Catherine Wolff
On peut préférer oublier à quel point l’art nous dérangera. Pour Catherine S. Wolff, la question ne se pose pas. Sa peinture n’est faite ni pour gêner ni pour rassurer. Elle est une respiration, un mode d’existence qui lui permet de ne pas être dérangée, justement. Elle peint durement, comme elle respire donc : rien de plus rude que ses formes et ses thèmes. Or, approchez cette femme, ce qui domine, c’est son rire, « énaurme ». Pas d’angoisse apparente ni de refrains pathétiques. Dans la vraie vie, elle vit et va, légère. Pas ses toiles, qui exhibent ce qui ne pourrait être autrement, durablement. Peindre, ce travail en profondeur, va ici remuer la face inavouée, et faire surgir un matériau brut et nu, non habillé, non maquillé. Le sexe nu et l’effroi.
De ce que saisit son pinceau, on peut craindre le pire ; mais ce n’est jamais sans propos ni avant-propos. C’est qu’un fait particulier, marquant, a enclenché cette mise en scène, mise à mort, amour. Quelque amant, quelque injustice l’aura-t-elle heurtée ? Catherine S. Wolff leur règle sur-le-champ, comme en duel, leur compte. Duelle ? Non, elle est tout d’une pièce, alors que ceux qu’elle foudroie sont tordus. Allez vous étonner que ses toiles aient mauvais genre après ça ! Toutes intimes qu’elles lui soient, elles et elle ne se confondent pas : sa peinture est une autre, plus méchante, plus comptable de la réalité. Un lien existe en commun cependant, l’humour. Humour face à l’amour, humour contre l’amour. Rire lui permet d’aborder ce sexe que l’on ne saurait voir sans qu’il nous crache au visage, morde, nous dévisage. Notre sens du bon ton va se déchaîner ; mais la peinture, ici, l’a précédé. Et assumé.
Omniprésent, le sexe de cet art, est-ce haine, ou amour ? C’est avant tout une économie de moyen visant à l’essentiel : la nudité. Cette nudité qui, plus petit terrain d’entente, captera le vrai. Une œuvre plus nue que celle-ci, vous en connaissez ? Suspension du temps et des sexes. Le rapport hommes-femmes est-il mis en souffrance ? Qui en a peur ?
« Qui a peur de Catherine S. Wolff ? »
Vous détestez son art ; vous lui en voulez. ça se comprend.
Vous acceptez son art ; vous en voulez. ça se comprend aussi.

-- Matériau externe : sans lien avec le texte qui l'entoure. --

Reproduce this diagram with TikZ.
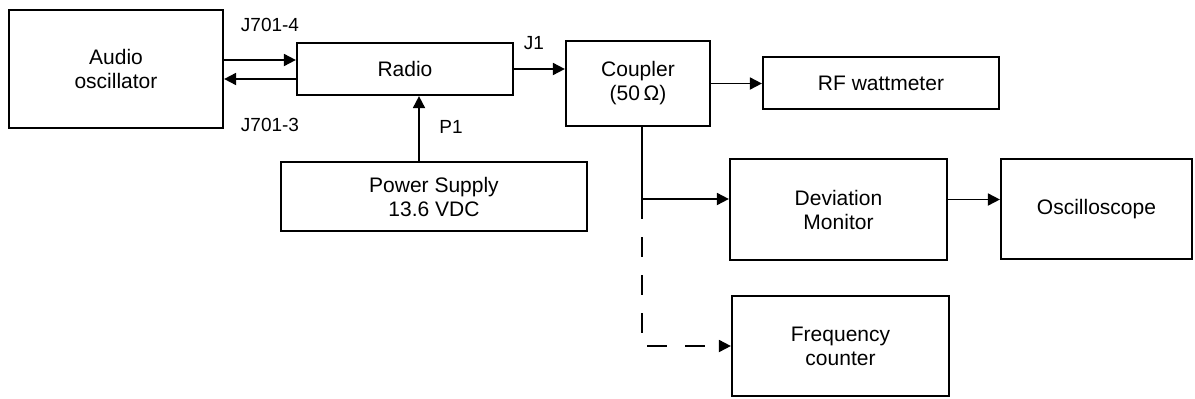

Ce qui se comprend, c’est que Catherine S. Wolff, malgré qu’on en ait, a des couilles. Pas moins « couillarde » que celle de Cézanne, adepte du mot, on avise une peinture dont les titres, pour ne pas la borner, explorent un axe ludique, riche en référents littéraires, culturels, picturaux. Au titre, ce héraut, de porter une part des affres que cette exploration du grotesque, du « grand macabre », de l’outrance, engendre par monts et pas maux.
Mots, maux… L’art de Catherine S. Wolff lui vaut maints ennemis, le tout premier étant elle-même. C’est ainsi qu’affrontant son « ego » de vilain petit canard, elle saura ne pas s’y perdre : au risque que son jeu épique – qui fait tournoyer grandeur et misère, dépassement et cruauté – évite tout possible apaisement, si ses rets traitent du cauchemar et jamais du rêve, c’est que l’apaisement effraie le cauchemar et le nie. A la toile faite au risque de l’effroi d’outrepasser toute répulsion, dont la nôtre ! La sienne, primordiale, n’instaure rien moins qu’une « catharsis » – cette purgation de nos passions capable de liquider nos refoulements. « Cath’-art-sis » gît ainsi. Frédéric Amblard.